Decía la gran Santa Teresa de Ávila, hablando acerca de la necesidad de
estar resueltos a hacer la voluntad de Dios: “Digo que importa mucho, y lo es todo, una gran y muy determinada
determinación de no parar… venga lo que viniere, suceda lo que sucediere, súfrase
lo que se sufriere, murmure quien
murmurare… aunque se hunda el mundo… El demonio tiene gran miedo a almas
determinadas, porque tiene ya experiencia de que le hacen gran daño… Pero si
conoce a uno por mudable y que no está firme en el bien y con gran
determinación de perseverar, no le dejará a sol ni a sombra”. Y decía
también sobre el odio resuelto al pecado, que surge de la caridad resuelta,
ardiente: “importa mucho que no os
descuidéis hasta que os veáis con tan gran determinación de no ofender al
Señor, que perderíais mil vidas antes que hacer un pecado mortal, y de los
veniales estéis con mucho cuidado de no hacerlos”… (“Camino de Perfección”).
Estimados fieles: en esta noche, la más oscura de la historia de la Iglesia , tengamos siempre
presente a aquélla cuya alma fue traspasada hace dos mil años por la espada de un
dolor inmenso, casi infinito.

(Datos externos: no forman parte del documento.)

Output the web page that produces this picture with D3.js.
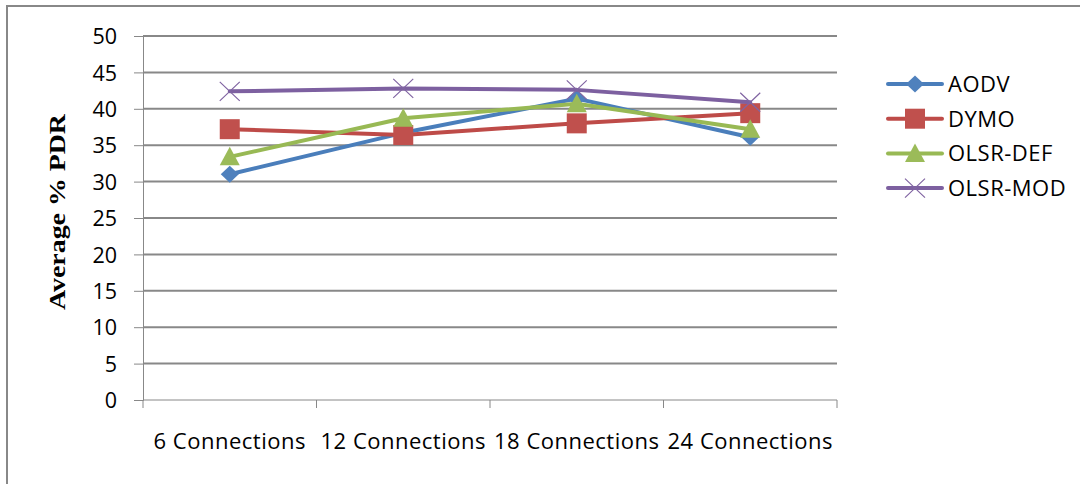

A la que nos dijo en 1531 ¿no
estoy yo aquí que soy tu madre?, y en 1917 “al final mi Corazón Inmaculado triunfará”;
a Ella, que va delante de nosotros en el campo de batalla de esta vida
aplastando la cabeza del demonio. A Ella, a la Madre de Dios, pidamos la gracia
de que nuestros corazones estén totalmente resueltos a combatir hasta el final
por Cristo, a vivir por la fe y a morir por la fe.